Without going into minute inquiries whether, under our decisions, the buildings described in the special verdict are to he considered as indispensable or only as convenient appendages of the road, it is unquestionable, because found in the special verdict, that they were included in the cost of construction,” and repre*245sent, in part, the stock which, by the 6th section, is subjected to taxation.
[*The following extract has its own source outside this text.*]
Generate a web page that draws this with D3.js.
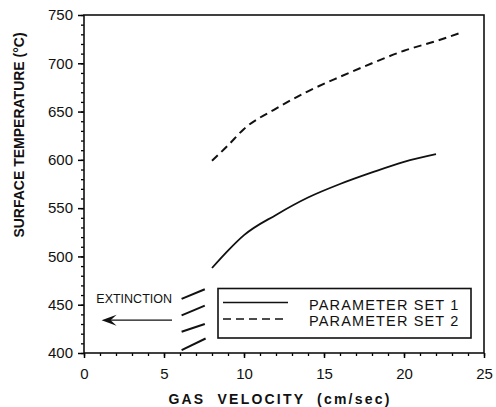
<!doctype html>
<meta charset="utf-8">
<script src="https://d3js.org/d3.v7.min.js"></script>
<style>
  body { margin: 0; background: #fff; }
  text { font-family: "Liberation Sans", Arial, Helvetica, sans-serif; fill: #111; }
</style>
<body>
</body>
<script>
// ---- data ----
var set1 = [[8, 488], [9, 506], [10, 522], [12, 543], [14, 561], [16, 575], [18, 587], [20, 598], [22, 606]];
var set2 = [[8, 599], [9, 615], [10, 632], [12, 653], [14, 671], [16, 686], [18, 700], [20, 713], [22, 723], [23.6, 732]];
// short hatch marks near the extinction limit
var extinction = [
  [[6.1, 403], [7.6, 415]],
  [[6.1, 422], [7.55, 430]],
  [[6.1, 439], [7.55, 449]],
  [[6.1, 456], [7.55, 466]]
];
var arrowFrom = [5.5, 434], arrowTo = [1.1, 434];
var xTicks = [0, 5, 10, 15, 20, 25];
var yTicks = [400, 450, 500, 550, 600, 650, 700, 750];
var legendLabels = ["PARAMETER SET 1", "PARAMETER SET 2"];

var W = 496, H = 407;
var margin = { top: 15, right: 12, bottom: 54, left: 84 };

var svg = d3.select("body").append("svg").attr("width", W).attr("height", H);

var x = d3.scaleLinear().domain([0, 25]).range([margin.left, W - margin.right]);
var y = d3.scaleLinear().domain([400, 750]).range([H - margin.bottom, margin.top]);

//---minor ticks first
svg.append("g")
  .attr("transform", "translate(" + x(0) + ",0)")
  .call(d3.axisLeft(y).tickValues(d3.range(400, 751, 10)).tickSize(3).tickFormat("").tickSizeOuter(0))
  .call(function(g){ g.select(".domain").remove(); })
  .selectAll("line").attr("stroke-width", 1.3);
svg.append("g")
  .attr("transform", "translate(0," + y(400) + ")")
  .call(d3.axisBottom(x).tickValues(d3.range(0, 26, 1)).tickSize(3).tickFormat("").tickSizeOuter(0))
  .call(function(g){ g.select(".domain").remove(); })
  .selectAll("line").attr("stroke-width", 1.3);

//---major ticks + labels
var yAxis = svg.append("g")
  .attr("transform", "translate(" + x(0) + ",0)")
  .call(d3.axisLeft(y).tickValues(yTicks).tickSize(6).tickPadding(5).tickSizeOuter(0));
var xAxis = svg.append("g")
  .attr("transform", "translate(0," + y(400) + ")")
  .call(d3.axisBottom(x).tickValues(xTicks).tickSize(5).tickPadding(10).tickSizeOuter(0));
[xAxis, yAxis].forEach(function(a){
  a.select(".domain").remove();
  a.attr("font-family", null).attr("font-size", null);
  a.selectAll("line").attr("stroke-width", 1.5);
  a.selectAll("text").style("font-size", "15px").attr("fill", "#111");
});

//---frame
svg.append("rect")
  .attr("x", x(0)).attr("y", y(750))
  .attr("width", x(25) - x(0)).attr("height", y(400) - y(750))
  .attr("fill", "none").attr("stroke", "#111").attr("stroke-width", 1.6);

//---curves
var line = d3.line()
  .x(function(d){ return x(d[0]); })
  .y(function(d){ return y(d[1]); })
  .curve(d3.curveMonotoneX);

svg.append("path").attr("d", line(set1))
  .attr("fill", "none").attr("stroke", "#111").attr("stroke-width", 1.8);
svg.append("path").attr("d", line(set2))
  .attr("fill", "none").attr("stroke", "#111").attr("stroke-width", 2)
  .attr("stroke-dasharray", "8,5");

//---extinction marks
svg.append("g").selectAll("path")
  .data(extinction)
  .enter().append("path")
  .attr("d", d3.line().x(function(d){ return x(d[0]); }).y(function(d){ return y(d[1]); }))
  .attr("stroke", "#111").attr("stroke-width", 2).attr("fill", "none");

svg.append("line")
  .attr("x1", x(arrowFrom[0])).attr("y1", y(arrowFrom[1]))
  .attr("x2", x(arrowTo[0]) + 8).attr("y2", y(arrowTo[1]))
  .attr("stroke", "#111").attr("stroke-width", 1.3);
var ax = x(arrowTo[0]), ay = y(arrowTo[1]);
svg.append("path")
  .attr("d", "M" + ax + "," + ay + "L" + (ax + 15) + "," + (ay - 5.5) + "L" + (ax + 9) + "," + ay + "L" + (ax + 15) + "," + (ay + 5.5) + "Z")
  .attr("fill", "#111");

svg.append("text")
  .attr("x", x(arrowFrom[0])).attr("y", y(452))
  .attr("text-anchor", "end")
  .style("font-size", "12.5px")
  .text("EXTINCTION");

//---legend
var lg = svg.append("g").attr("transform", "translate(218,288.5)");
lg.append("rect").attr("width", 253).attr("height", 49.5)
  .attr("fill", "#fff").attr("stroke", "#111").attr("stroke-width", 1.6);
legendLabels.forEach(function(lab, i){
  var ly = 14 + i * 16.5;
  lg.append("line").attr("x1", 5).attr("x2", 70).attr("y1", ly).attr("y2", ly)
    .attr("stroke", "#111").attr("stroke-width", 1.5)
    .attr("stroke-dasharray", i == 1 ? "8,5" : null);
  lg.append("text").attr("x", 91).attr("y", ly + 7)
    .style("font-size", "14.5px").style("letter-spacing", "1.15px")
    .text(lab);
});

//---axis titles
svg.append("text")
  .attr("x", 280).attr("y", 404)
  .attr("text-anchor", "middle")
  .style("font-size", "14px").style("font-weight", "bold")
  .style("letter-spacing", "2.2px").style("white-space", "pre")
  .text("GAS  VELOCITY  (cm/sec)");

svg.append("text")
  .attr("transform", "translate(24,135) rotate(-90)")
  .attr("text-anchor", "middle")
  .style("font-size", "14px").style("font-weight", "bold")
  .text("SURFACE TEMPERATURE (°C)");
</script>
It would be, therefore, to tax these buildings twice if we should sustain the assessment now complained of. If the company should multiply buildings and accumulate lands no way appurtenant or essential to their railroad (supposing their charter would permit such use of their capital), this property would be subject to taxation like any other lands or houses; but for these erections which are fairly included in the cost of construction of their road, they are liable to no other taxes than those specially imposed. The legislative power to impose different or additional taxation, or to subject the buildings mentioned in-the special verdict to the operation of our general tax laws, is not to be questioned, for we have held in several eases, and the doctrine may be regarded as firmly settled in this court, that the taxing power of the legislature is subject to no constitutional restraints, and that, if it may be abandoned in favour of chartered companies, the surrender is not to be presumed, but must be evinced by terms so explicit as to leave no doubt of the legislative intention to part with it. When, however, instead of surrendering the power, the legislature have exercised it by taxing all the property of a particular company in a specified manner, and have intimated no design to subject it to any further taxation, we hold the power to be satisfied, and do not add, by judicial implications, burdens which the legislature have not thought fit to impose. In short, the taxing power is wholly legislative, and not at all judicial. If the legislature had meant that the property of this company should be taxable in the ordinary mode under our Acts of Assembly of 15th April, 1834, and the 29th of April, 1844, they would have imposed no special taxation; or, if they meant that the company should be taxable under these acts in addition to the special impositions, they would have said so. Without some word to lead us to that conclusion, we will not infer that both special and general taxation were intended.

It sometimes happens that a bonus is demanded and received from a bank or other corporation at the granting of its charter, and afterwards all that class of corporations are expressly subjected to another rate of taxation. No exemption of a particular institution is to be implied from the payment of the bonus, for that would be to set up judicial implications against an express exercise of the taxing power. But such cases are broadly distinguished from this case. Here we are called on, not to apply a law expressly including railroad companies, but to apply general tax laws where the legislature have applied those that are special — to presume a double exercise of the taxing power to have been intended in respect of this company. We find no warrant for this either in the terms of legislation or in the decisions of 'this court. When the company pay the taxes specified in the 5th *246and 6th sections before alluded to, they pay all the taxes which, acording to existing enactments, can be legally charged against them.

And now, May 8th, 1856, this cause having been fully heard and considered, it is ordered and adjudged that the judgment of the Court of Common Pleas of Susquehanna county be reversed and set aside, and that judgment-be entered here, in the case stated, in favour of the plaintiff, for the sum of $248 and costs.